But there are some questions you cannot answer, no matter how many trips you make to Wikipedia or to its equivalents on the Internet's AM dial. Like what happened to Hank Bjoklund? How many people could possibly be named "Hank Bjorklund" outside of the 10,000 lakes of Minnesota? We know that on Long Island someone by the same name, a person listed as "retired," made a contribution to the Barack Obama Presidential campaign last fall. Is this the same Princeton grad #40 Hank Bjorklund, who was a running back for the Jets from 1972 to 1974? It doesn't really matter. (Did I actually say that?) What matters is that he is not the Bjorklund who made an identical contribution to the campaign of that lunatic Michelle Bachmann, Republican from Minnesota, whose theories on the census have even made cretins like Glenn Beck shake their heads.
If you rooted for the Jets between the years 1978 and 1985, then you know who #40 Bobby Jackson is. These were my most formative years as a Jets fan and as a human being. Therefore, Bobby Jackson remains a key player on a series of teams that nearly drove my barely developing brain into a cavernous oblivion of despair. It was the first time since the 60's that the Jets were actually winning almost as often as they were losing (sometimes more often). But they couldn't help themselves often enough. Above, you see him in his rookie season, being asked to cover future Hall of Famer and future Republican Congressman from Oklahoma Steve Largent in a frustrating 24-17 loss to the Seahawks. This game typified the Jets of that era. The Jets won the first two games of that season, then lost the two that followed the Seattle loss.
But back to Bobby Jackson. He intercepted five passes at left cornerback in his rookie year, something he repeated in 1982, a year when the Jets went to the AFC Championship. The only difference is that the latter year was a strike season of only nine games, making Bobby Jackson tied atop the interception leaders for the AFC in that category. And yet, did he go to the Pro Bowl? No.

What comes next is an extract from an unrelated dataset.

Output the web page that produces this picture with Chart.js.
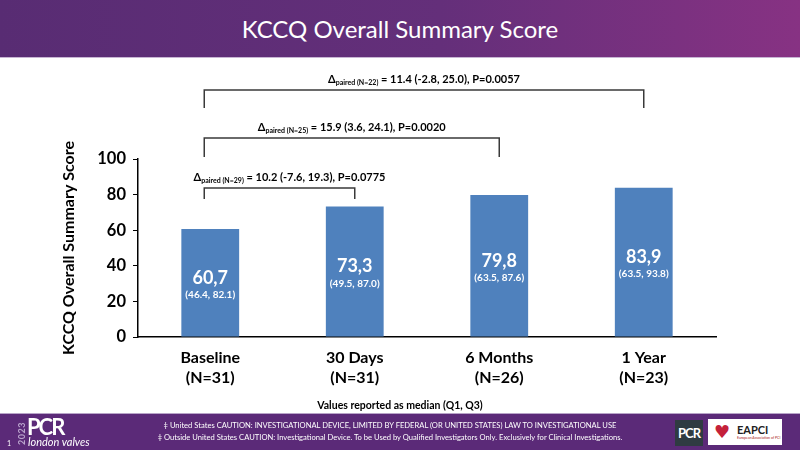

He also scored two touchdowns that year, both in the same game against the Minnesota Vikings in a 42-14 Jets win. Three weeks before, Dad had taken Charlie and me to Shea to see the Jets rout Baltimore 37-0, but it wasn't until the Vikings game that I knew for certain that my team - my freaking beloved football team - was actually bunch of blood-hungry marauders out of Polanski's version of Macbeth. Bobby Jackson blocked a field goal and ran it back 80 yards for a TD, and then beat the Vikings with their own dismembered arm when he intercepted Tommy Kramer for a 77-yard touchdown in the fourth quarter. I remember the sense of being 13, powerless to everything an emotional adolescent boy in his freshman year of high school is meant to experience, seeing Bobby Jackson's touchdowns as proof positive that being a fan could in fact satisfy a person's desire to be empowered on a molecular level. Then the Jets would lose to the hapless Kansas City Chiefs 37-13 the following week. Of course.
But then perhaps even Bobby Jackson had aspirations (if not perspirations) well beyond his own understanding, too. Or ours for that matter.
(Gatorade is thirst-aid! For that deep-down-body thirst!)
Well, anyway, I know Dad had a Bobby Jackson-moment-against-the Vikings, only it was a Mike-Battle-against-the-Giants moment. It is difficult to do this moment justice without providing actual video evidence, which can be seen on the NY Jets Historical DVD, but I will try. The facts are these. Forty years ago, while Woodstock was happening in upstate New York, the New York Jets and Giants played one another for an exhibition game at the Yale Bowl. The game is more important to us than it is to them because it was when New York fans were finally exposed to the uncomfortable - albeit brief - truth, that the New York Jets were the better football team in the Tri-State area - something rumored to be true but only feared as such since January 1969, six months earlier, when the Jets won the Super Bowl. Dad went to the game with his off-duty cop ticket holders and sat in the blazing sun as row after row of drunken fans from both sides fought in uproarious brawls that tumbled down the length of the bowl itself. It was a hootenanny, a donnybrook, a scrum, both on and off the field.
But the Jets never really were behind, in some measure because of an outstanding opening kickoff return for a touchdown by #40 Mike Battle. Here, you see that Battle's legs are in a blur of speed as he races down the center of the field for the Jets' first score in a 37-14 win. But it was the manner in which he took the ball at first and then leaped several feet in the air over the first Giants defender with a dancer's awesome sense of grace, and then went untouched, that stays with many fans even today. The first time I saw it - on DVD, no less - I gasped audibly, just as I did when I saw John Riggins score the knockout touchdown against Miami in Super Bowl XVI, or saw Michael Owen score against Argentina in the 1998 World Cup. You are breathless, in awe. Dad's reaction was sort of the same, but the game itself gave him that sense of empowerment I mentioned above. This is my team, and they kick everyone's ass. Like Henry at Agincourt, and just as short-lived.